» RECORDED DATA:

---

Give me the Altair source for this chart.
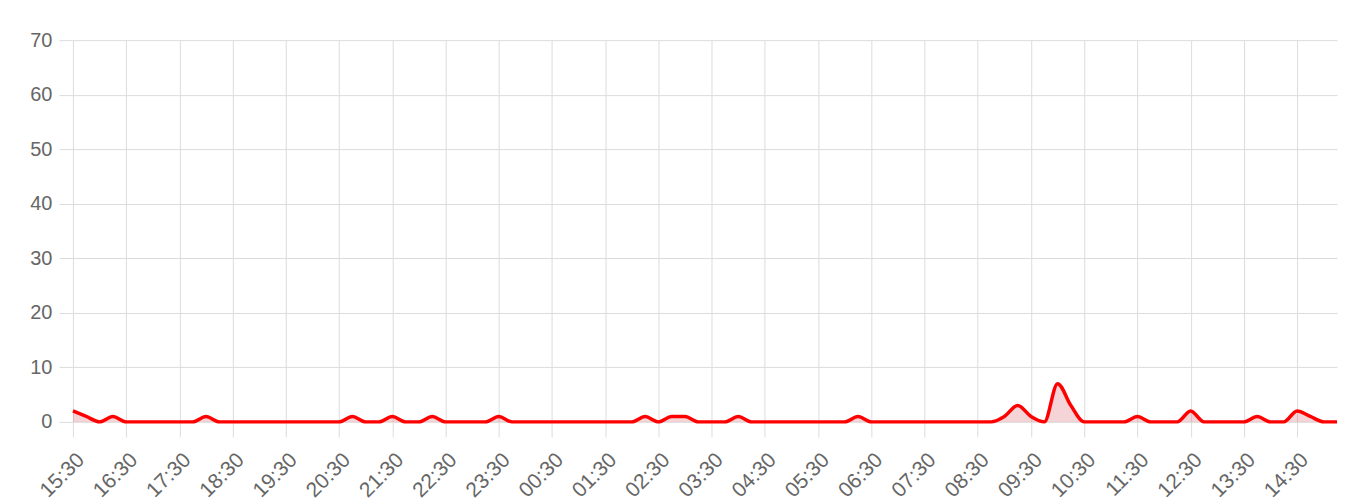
import altair as alt
import pandas as pd

# 15-minute samples from 15:30 to 15:15 next day
start_minutes = 15 * 60 + 30
times = [f"{((start_minutes + 15 * i) // 60) % 24:02d}:{(start_minutes + 15 * i) % 60:02d}" for i in range(96)]

values = [
    2, 1, 0, 1, 0, 0, 0, 0, 0, 0, 1, 0,      # 15:30 - 18:15
    0, 0, 0, 0, 0, 0, 0, 0, 0, 1, 0, 0,      # 18:30 - 21:15
    1, 0, 0, 1, 0, 0, 0, 0, 1, 0, 0, 0,      # 21:30 - 00:15
    0, 0, 0, 0, 0, 0, 0, 1, 0, 1, 1, 0,      # 00:30 - 03:15
    0, 0, 1, 0, 0, 0, 0, 0, 0, 0, 0, 1,      # 03:30 - 06:15
    0, 0, 0, 0, 0, 0, 0, 0, 0, 0, 1, 3,      # 06:30 - 09:15
    1, 0, 7, 3, 0, 0, 0, 0, 1, 0, 0, 0,      # 09:30 - 12:15
    2, 0, 0, 0, 0, 1, 0, 0, 2, 1, 0, 0,      # 12:30 - 15:15
]

tick_labels = ["15:30", "16:30", "17:30", "18:30", "19:30", "20:30", "21:30", "22:30",
               "23:30", "00:30", "01:30", "02:30", "03:30", "04:30", "05:30", "06:30",
               "07:30", "08:30", "09:30", "10:30", "11:30", "12:30", "13:30", "14:30"]
y_ticks = [0, 10, 20, 30, 40, 50, 60, 70]

df = pd.DataFrame({"time": times, "value": values})

x_enc = alt.X(
    "time:O",
    sort=times,
    scale=alt.Scale(type="point", padding=0),
    axis=alt.Axis(values=tick_labels, labelAngle=-45, tickSize=15, labelPadding=12,
                  labelFontSize=21, grid=True, domain=False, title=None),
)
y_enc = alt.Y(
    "value:Q",
    scale=alt.Scale(domain=[0, 70], nice=False, zero=True),
    axis=alt.Axis(values=y_ticks, tickSize=14, labelPadding=7, grid=True, domain=False, title=None),
)

area = alt.Chart(df).mark_area(interpolate="monotone", color="rgb(200,40,50)", opacity=0.2).encode(
    x=x_enc, y=y_enc
)
line = alt.Chart(df).mark_line(interpolate="monotone", color="#ff0000", strokeWidth=3.5).encode(
    x=x_enc, y=y_enc
)

chart = (
    alt.layer(area, line)
    .properties(width=1265, height=382,
                autosize=alt.AutoSizeParams(type="none"),
                padding={"left": 65, "top": 32, "right": 15, "bottom": 80})
    .configure_view(strokeWidth=0)
    .configure_axis(
        gridColor="#dcdcdc", tickColor="#dcdcdc", gridWidth=1, tickWidth=1,
        labelColor="#666666", labelFont="Liberation Sans", labelFontSize=20,
    )
)

chart.save("out.html", embed_options={"renderer": "svg", "actions": False})
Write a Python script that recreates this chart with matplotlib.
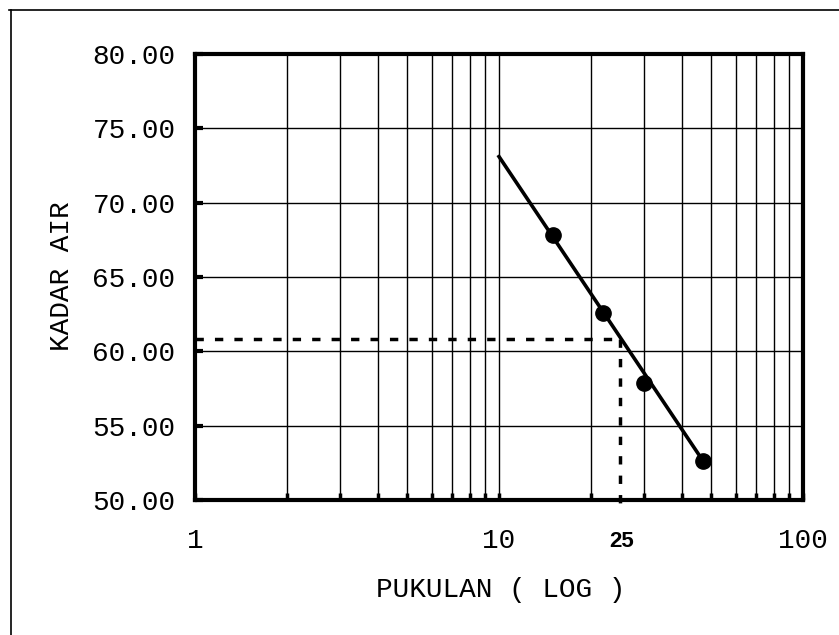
import numpy as np
import matplotlib
matplotlib.use("Agg")
import matplotlib.pyplot as plt
from matplotlib.lines import Line2D

# data
pukulan = [15, 22, 30, 47]
kadar_air = [67.8, 62.6, 57.9, 52.6]
line_x = [10, 47]
line_y = [73.1, 52.6]
n25 = 25
ka25 = 60.8

x_major = [1, 10, 100]
x_major_labels = ["1", "10", "100"]
x_minor = [2, 3, 4, 5, 6, 7, 8, 9, 20, 30, 40, 50, 60, 70, 80, 90]
y_ticks = [50, 55, 60, 65, 70, 75, 80]

plt.rcParams['font.family'] = ['Liberation Mono', 'DejaVu Sans']

fig = plt.figure(figsize=(8.39, 6.35), dpi=100)
ax = fig.add_axes([195/839, 135/635, 608/839, 446/635])

ax.set_xscale('log')
ax.set_xlim(1, 100)
ax.set_ylim(50, 80)

ax.set_xticks(x_major)
ax.set_xticklabels(x_major_labels)
ax.set_xticks(x_minor, minor=True)
ax.xaxis.set_minor_formatter(plt.NullFormatter())
ax.set_yticks(y_ticks)
ax.set_yticklabels(["%.2f" % v for v in y_ticks])

ax.grid(True, which='both', axis='x', color='black', lw=1.0)
ax.grid(True, which='major', axis='y', color='black', lw=1.0)

ax.tick_params(axis='x', which='both', direction='in', length=5, width=2.5,
               labelsize=20, pad=20, top=False)
ax.tick_params(axis='y', which='major', direction='in', length=6, width=3,
               labelsize=20, pad=14, right=False)
for sp in ax.spines.values():
    sp.set_linewidth(3)

# fitted line and points
ax.plot(line_x, line_y, color='black', lw=2.6, zorder=4)
ax.plot(pukulan, kadar_air, 'o', color='black', ms=11, zorder=5)

# 25 blows reading
ax.plot([1, n25], [ka25, ka25], color='black', lw=2.5, ls=(0, (2.4, 3.2)), zorder=4)
ax.plot([n25, n25], [ka25, 49.5], color='black', lw=2.5, ls=(0, (2.4, 3.2)),
        zorder=4, clip_on=False)
ax.text(n25 * 1.01, -0.093, "25", transform=ax.get_xaxis_transform(), ha='center',
        va='center', fontsize=16, fontweight='bold', family='Liberation Sans')

ax.set_xlabel("PUKULAN ( LOG )", fontsize=20)
ax.xaxis.set_label_coords(0.502, -0.202)
ax.xaxis.label.set_va('center')
ax.set_ylabel("KADAR AIR", fontsize=20)
ax.yaxis.set_label_coords(-0.219, 0.502)
ax.yaxis.label.set_va('center')

# page frame
fig.add_artist(Line2D([9/839, 1], [1 - 10/635, 1 - 10/635], color='black', lw=1.2,
                      transform=fig.transFigure))
fig.add_artist(Line2D([11/839, 11/839], [0, 1 - 10/635], color='black', lw=1.2,
                      transform=fig.transFigure))

fig.savefig("out.png", dpi=100)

---

» AIM OF THE EXERCISE: Output the data exactly. Pictures don't belong in the result.

» SOLUTION FOR THIS TASK:
Give me the Altair source for this chart.
import altair as alt
import pandas as pd

# 15-minute samples from 15:30 to 15:15 next day
start_minutes = 15 * 60 + 30
times = [f"{((start_minutes + 15 * i) // 60) % 24:02d}:{(start_minutes + 15 * i) % 60:02d}" for i in range(96)]

values = [
    2, 1, 0, 1, 0, 0, 0, 0, 0, 0, 1, 0,      # 15:30 - 18:15
    0, 0, 0, 0, 0, 0, 0, 0, 0, 1, 0, 0,      # 18:30 - 21:15
    1, 0, 0, 1, 0, 0, 0, 0, 1, 0, 0, 0,      # 21:30 - 00:15
    0, 0, 0, 0, 0, 0, 0, 1, 0, 1, 1, 0,      # 00:30 - 03:15
    0, 0, 1, 0, 0, 0, 0, 0, 0, 0, 0, 1,      # 03:30 - 06:15
    0, 0, 0, 0, 0, 0, 0, 0, 0, 0, 1, 3,      # 06:30 - 09:15
    1, 0, 7, 3, 0, 0, 0, 0, 1, 0, 0, 0,      # 09:30 - 12:15
    2, 0, 0, 0, 0, 1, 0, 0, 2, 1, 0, 0,      # 12:30 - 15:15
]

tick_labels = ["15:30", "16:30", "17:30", "18:30", "19:30", "20:30", "21:30", "22:30",
               "23:30", "00:30", "01:30", "02:30", "03:30", "04:30", "05:30", "06:30",
               "07:30", "08:30", "09:30", "10:30", "11:30", "12:30", "13:30", "14:30"]
y_ticks = [0, 10, 20, 30, 40, 50, 60, 70]

df = pd.DataFrame({"time": times, "value": values})

x_enc = alt.X(
    "time:O",
    sort=times,
    scale=alt.Scale(type="point", padding=0),
    axis=alt.Axis(values=tick_labels, labelAngle=-45, tickSize=15, labelPadding=12,
                  labelFontSize=21, grid=True, domain=False, title=None),
)
y_enc = alt.Y(
    "value:Q",
    scale=alt.Scale(domain=[0, 70], nice=False, zero=True),
    axis=alt.Axis(values=y_ticks, tickSize=14, labelPadding=7, grid=True, domain=False, title=None),
)

area = alt.Chart(df).mark_area(interpolate="monotone", color="rgb(200,40,50)", opacity=0.2).encode(
    x=x_enc, y=y_enc
)
line = alt.Chart(df).mark_line(interpolate="monotone", color="#ff0000", strokeWidth=3.5).encode(
    x=x_enc, y=y_enc
)

chart = (
    alt.layer(area, line)
    .properties(width=1265, height=382,
                autosize=alt.AutoSizeParams(type="none"),
                padding={"left": 65, "top": 32, "right": 15, "bottom": 80})
    .configure_view(strokeWidth=0)
    .configure_axis(
        gridColor="#dcdcdc", tickColor="#dcdcdc", gridWidth=1, tickWidth=1,
        labelColor="#666666", labelFont="Liberation Sans", labelFontSize=20,
    )
)

chart.save("out.html", embed_options={"renderer": "svg", "actions": False})
Write a Python script that recreates this chart with matplotlib.
import numpy as np
import matplotlib
matplotlib.use("Agg")
import matplotlib.pyplot as plt
from matplotlib.lines import Line2D

# data
pukulan = [15, 22, 30, 47]
kadar_air = [67.8, 62.6, 57.9, 52.6]
line_x = [10, 47]
line_y = [73.1, 52.6]
n25 = 25
ka25 = 60.8

x_major = [1, 10, 100]
x_major_labels = ["1", "10", "100"]
x_minor = [2, 3, 4, 5, 6, 7, 8, 9, 20, 30, 40, 50, 60, 70, 80, 90]
y_ticks = [50, 55, 60, 65, 70, 75, 80]

plt.rcParams['font.family'] = ['Liberation Mono', 'DejaVu Sans']

fig = plt.figure(figsize=(8.39, 6.35), dpi=100)
ax = fig.add_axes([195/839, 135/635, 608/839, 446/635])

ax.set_xscale('log')
ax.set_xlim(1, 100)
ax.set_ylim(50, 80)

ax.set_xticks(x_major)
ax.set_xticklabels(x_major_labels)
ax.set_xticks(x_minor, minor=True)
ax.xaxis.set_minor_formatter(plt.NullFormatter())
ax.set_yticks(y_ticks)
ax.set_yticklabels(["%.2f" % v for v in y_ticks])

ax.grid(True, which='both', axis='x', color='black', lw=1.0)
ax.grid(True, which='major', axis='y', color='black', lw=1.0)

ax.tick_params(axis='x', which='both', direction='in', length=5, width=2.5,
               labelsize=20, pad=20, top=False)
ax.tick_params(axis='y', which='major', direction='in', length=6, width=3,
               labelsize=20, pad=14, right=False)
for sp in ax.spines.values():
    sp.set_linewidth(3)

# fitted line and points
ax.plot(line_x, line_y, color='black', lw=2.6, zorder=4)
ax.plot(pukulan, kadar_air, 'o', color='black', ms=11, zorder=5)

# 25 blows reading
ax.plot([1, n25], [ka25, ka25], color='black', lw=2.5, ls=(0, (2.4, 3.2)), zorder=4)
ax.plot([n25, n25], [ka25, 49.5], color='black', lw=2.5, ls=(0, (2.4, 3.2)),
        zorder=4, clip_on=False)
ax.text(n25 * 1.01, -0.093, "25", transform=ax.get_xaxis_transform(), ha='center',
        va='center', fontsize=16, fontweight='bold', family='Liberation Sans')

ax.set_xlabel("PUKULAN ( LOG )", fontsize=20)
ax.xaxis.set_label_coords(0.502, -0.202)
ax.xaxis.label.set_va('center')
ax.set_ylabel("KADAR AIR", fontsize=20)
ax.yaxis.set_label_coords(-0.219, 0.502)
ax.yaxis.label.set_va('center')

# page frame
fig.add_artist(Line2D([9/839, 1], [1 - 10/635, 1 - 10/635], color='black', lw=1.2,
                      transform=fig.transFigure))
fig.add_artist(Line2D([11/839, 11/839], [0, 1 - 10/635], color='black', lw=1.2,
                      transform=fig.transFigure))

fig.savefig("out.png", dpi=100)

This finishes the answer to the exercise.